+++ DATA SEGMENT

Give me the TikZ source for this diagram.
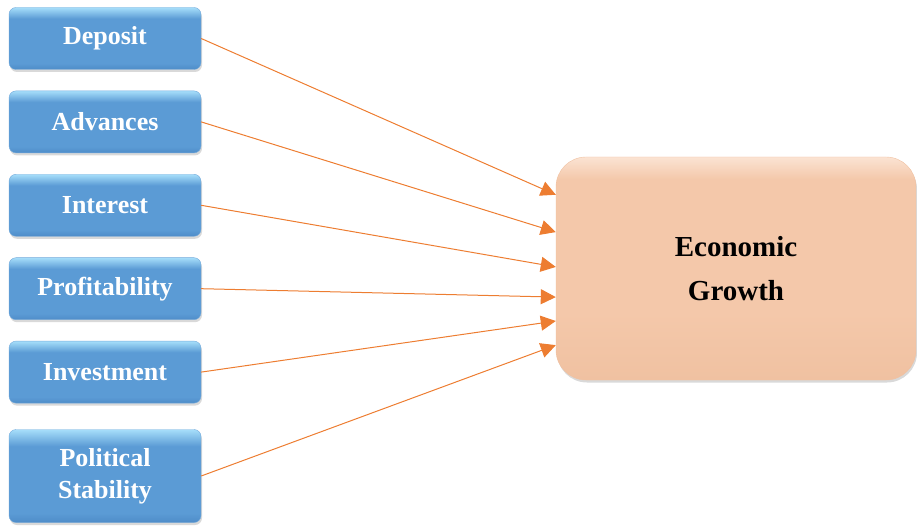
\documentclass[tikz,border=0pt]{standalone}
\usepackage{fontspec}
\setmainfont{Liberation Serif}
\usetikzlibrary{arrows.meta,positioning,calc,shadows}

\definecolor{factortop}{HTML}{A6DEFA}
\definecolor{factormid}{HTML}{5B9BD5}
\definecolor{factorbot}{HTML}{4E8CC8}
\definecolor{goaltop}{HTML}{FBE3D3}
\definecolor{goalmid}{HTML}{F4C8AA}
\definecolor{goalbot}{HTML}{F0C1A1}
\definecolor{linkorange}{HTML}{ED7D31}

\pgfdeclareverticalshading{factorfill}{100bp}{color(0bp)=(factorbot); color(25bp)=(factorbot);
  color(30bp)=(factormid); color(66bp)=(factormid); color(75bp)=(factortop); color(100bp)=(factortop)}
\pgfdeclareverticalshading{goalfill}{100bp}{color(0bp)=(goalbot); color(25bp)=(goalbot);
  color(40bp)=(goalmid); color(70bp)=(goalmid); color(75bp)=(goaltop); color(100bp)=(goaltop)}

\begin{document}
\begin{tikzpicture}[
  x=1pt, y=1pt,
  factor/.style={rounded corners=7pt, align=center, inner sep=0pt,
    minimum width=192pt, minimum height=62pt,
    shading=factorfill, draw=factormid!85!white, line width=0.4pt, text=white,
    font=\fontsize{26}{32}\selectfont\bfseries,
    drop shadow={opacity=0.3, shadow xshift=1pt, shadow yshift=-2.5pt}},
  goal/.style={rounded corners=30pt, align=center, inner sep=0pt,
    minimum width=360pt, minimum height=223pt,
    shading=goalfill, draw=goalbot, text=black,
    font=\fontsize{29}{44}\selectfont\bfseries,
    drop shadow={opacity=0.3, shadow xshift=1pt, shadow yshift=-2.5pt}},
  link/.style={-{Triangle[length=15pt, width=15pt]}, line width=1pt, draw=linkorange},
  node distance=21pt
]
\useasboundingbox (0,0) rectangle (917,-526);

% factors on the left
\node[factor] (deposit) at (105,-38.5) {Deposit};
\node[factor, below=of deposit] (advances) {Advances};
\node[factor, below=of advances] (interest) {Interest};
\node[factor, below=of interest] (profit) {Profitability};
\node[factor, below=of profit] (invest) {Investment};
\node[factor, below=26pt of invest, minimum height=93pt] (polit) {Political\\Stability};

% outcome
\node[goal] (growth) at (736,-268.5) {Economic\\Growth};

\foreach \src/\f in {deposit/0.17, advances/0.337, interest/0.493, profit/0.628, invest/0.735, polit/0.843} {
  \draw[link] (\src.east) -- ($(growth.north west)!\f!(growth.south west)$);
}

\end{tikzpicture}
\end{document}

++++++

(WHAT TO PRODUCE): Without the images, write out each line of the data verbatim.

(EXERCISE RESPONSE):
Give me the TikZ source for this diagram.
\documentclass[tikz,border=0pt]{standalone}
\usepackage{fontspec}
\setmainfont{Liberation Serif}
\usetikzlibrary{arrows.meta,positioning,calc,shadows}

\definecolor{factortop}{HTML}{A6DEFA}
\definecolor{factormid}{HTML}{5B9BD5}
\definecolor{factorbot}{HTML}{4E8CC8}
\definecolor{goaltop}{HTML}{FBE3D3}
\definecolor{goalmid}{HTML}{F4C8AA}
\definecolor{goalbot}{HTML}{F0C1A1}
\definecolor{linkorange}{HTML}{ED7D31}

\pgfdeclareverticalshading{factorfill}{100bp}{color(0bp)=(factorbot); color(25bp)=(factorbot);
  color(30bp)=(factormid); color(66bp)=(factormid); color(75bp)=(factortop); color(100bp)=(factortop)}
\pgfdeclareverticalshading{goalfill}{100bp}{color(0bp)=(goalbot); color(25bp)=(goalbot);
  color(40bp)=(goalmid); color(70bp)=(goalmid); color(75bp)=(goaltop); color(100bp)=(goaltop)}

\begin{document}
\begin{tikzpicture}[
  x=1pt, y=1pt,
  factor/.style={rounded corners=7pt, align=center, inner sep=0pt,
    minimum width=192pt, minimum height=62pt,
    shading=factorfill, draw=factormid!85!white, line width=0.4pt, text=white,
    font=\fontsize{26}{32}\selectfont\bfseries,
    drop shadow={opacity=0.3, shadow xshift=1pt, shadow yshift=-2.5pt}},
  goal/.style={rounded corners=30pt, align=center, inner sep=0pt,
    minimum width=360pt, minimum height=223pt,
    shading=goalfill, draw=goalbot, text=black,
    font=\fontsize{29}{44}\selectfont\bfseries,
    drop shadow={opacity=0.3, shadow xshift=1pt, shadow yshift=-2.5pt}},
  link/.style={-{Triangle[length=15pt, width=15pt]}, line width=1pt, draw=linkorange},
  node distance=21pt
]
\useasboundingbox (0,0) rectangle (917,-526);

% factors on the left
\node[factor] (deposit) at (105,-38.5) {Deposit};
\node[factor, below=of deposit] (advances) {Advances};
\node[factor, below=of advances] (interest) {Interest};
\node[factor, below=of interest] (profit) {Profitability};
\node[factor, below=of profit] (invest) {Investment};
\node[factor, below=26pt of invest, minimum height=93pt] (polit) {Political\\Stability};

% outcome
\node[goal] (growth) at (736,-268.5) {Economic\\Growth};

\foreach \src/\f in {deposit/0.17, advances/0.337, interest/0.493, profit/0.628, invest/0.735, polit/0.843} {
  \draw[link] (\src.east) -- ($(growth.north west)!\f!(growth.south west)$);
}

\end{tikzpicture}
\end{document}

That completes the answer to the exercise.